1. I usually choose not to react to current events, and to do so only with a lag. Also, I do not think people come to this blog, nor should they, for my random political viewpoints. So this is being written with trepidation.
2. Think of three approaches to the issue of Syrians fleeing the war zone.
a. Make them stay where they are, without helping them.
b. Bring them to the west.
c. Try to protect them in Syria.
My guess is that the most politically popular move would be (a). But I think that (a) would be wrong, and it is good for leaders to spend political capital trying for (b) or (c). In my post yesterday, I tried to make the case for (c), although I am not convinced by it myself. The most I will say is that it is possible that (c) is the least worst option.
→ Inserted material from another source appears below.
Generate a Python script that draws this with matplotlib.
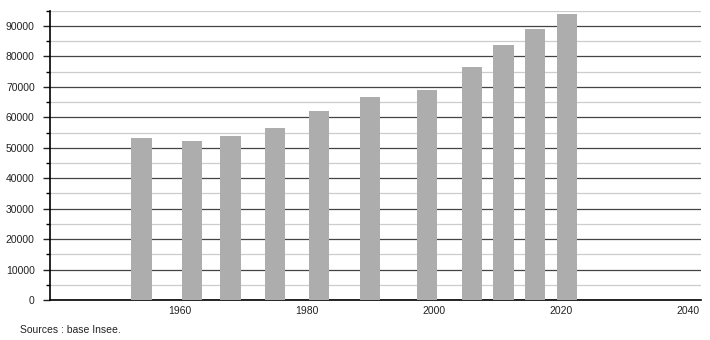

3. Some points work better as rhetoric than as arguments. For example, “more people are killed by car accidents than by terrorists.” The thing about accidents is that they are accidental. We do not have to worry about car accidents issuing threats to Washington, DC, or developing and using a capability to inflict mass casualties.
Also, saying that it shameful or un-American to treat Christians but not Muslims as refugees is not quite right, either. There are plenty of conflict situations in which we identify specific threatened ethnic or religious groups as eligible for asylum. If somebody wants to argue that Christians are more threatened than Muslims in the Middle East, that is a case that can be made. Having said that, I favor (b) or (c) for both Muslims and Christians.
4. I fear that there is no one close to President Obama who is capable of voicing dissent regarding either his substance or his tone. He needs somebody to to tell him that people who disagree with him are not necessarily evil or stupid. They are just people who disagree with him.
5. President Obama’s situation today reminds me of that of Neville Chamberlain in early May of 1940, when his government was toppling. I think that if we were in a Parliamentary system, Mr. Obama’s government would fall. I think that, as in Britain in 1940, the general public is more bellicose than the elites. I imagine that Chamberlain felt about his opponents the way that President Obama feels about Republicans, but Chamberlain had the self-control to keep such feelings to himself.
6. I predict that the Obama Presidency will end like a bitter divorce. There will be intense mutual hatred between his remaining supporters and the majority of Americans. This mutual hatred will be one of the most significant features of American politics for a long time.